Tanpa handphone. Sunyi. Saya benar-benar menikmatinya. Benar-benar menikmati.
Benar-benar.
Beranjak ke beberapa tahun silam,
sebelum teknologi menjadi [seperti satu-satunya] alat yang tidak bisa dilepas
dari genggaman kehidupan umat manusia, rasa-rasanya hidup lebih indah. Semua
orang menikmati setiap moment hidupnya. Bagaimana tidak bisa menikmati, saat
berkumpul bersama rekan atau handai taulan, mereka benar-benar bercengkrama,
memahami percakapan satu sama lain tanpa dihalangi gadget canggih itu. Saat
dimana tidak ada facebook, twitter, path, dan instagram. Saat tidak semua yang
kita lakukan ter-publish kedalamnya.
Rindu saat di Sekolah Dasar, saya
mengirimi surat hasil tulisan tangan saya ke Sherina Munaf. Rindu saat guru
meminta kami yang ada di kelas untuk saling berkirim surat walaupun setiap hari
bertemu dan ternyata surat tersebut sampai lebih dari sebulan kemudian. Rindu
saat teman baru tiba-tiba akan berganti teman baru lagi di sekolahnya yang
lain, lalu kami saling mengirimi surat walaupun berada di satu kota yang sama.
Rindu mendengar kisah lain di saat teman bercerita ia mendapat sahabat pena
karna menerbangkan balon dengan surat didalamnya. Rindu saat hari lebaran
menjelang, saya dan ayah sibuk mengirimi kartu lebaran. Rindu saat saya dan dia
terpisahkan pulau lalu kami bertukar kata-kata. Rindu melihat diary dan surat
Ayah tentang ibu. Rindu tulisan tangan itu, seperti apa wujudnya mereka saat
ini? Calibri-kah? Arial-kah? Times New Roman-kah?

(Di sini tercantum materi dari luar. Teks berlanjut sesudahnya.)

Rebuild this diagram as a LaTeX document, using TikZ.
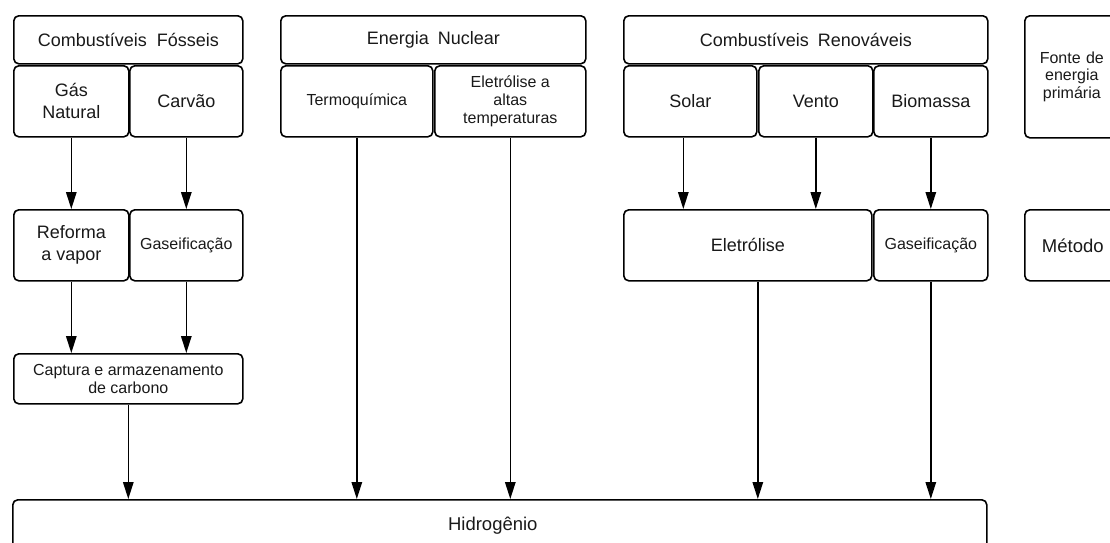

Ko saya jadi seperti seseorang yang
anti teknologi begini ya? Saya justru termasuk salah satu dari kalian yang
menggilai setiap keberadaannya. Tapi saya rindu akan waktu dimana saya dan
semua orang masih bisa hidup tentram, damai, dan bahagia tanpa teknologi. Saat
semua orang lebih menghargai kebersamaan.
Saat aku
dan manusia saja. Aku rindu.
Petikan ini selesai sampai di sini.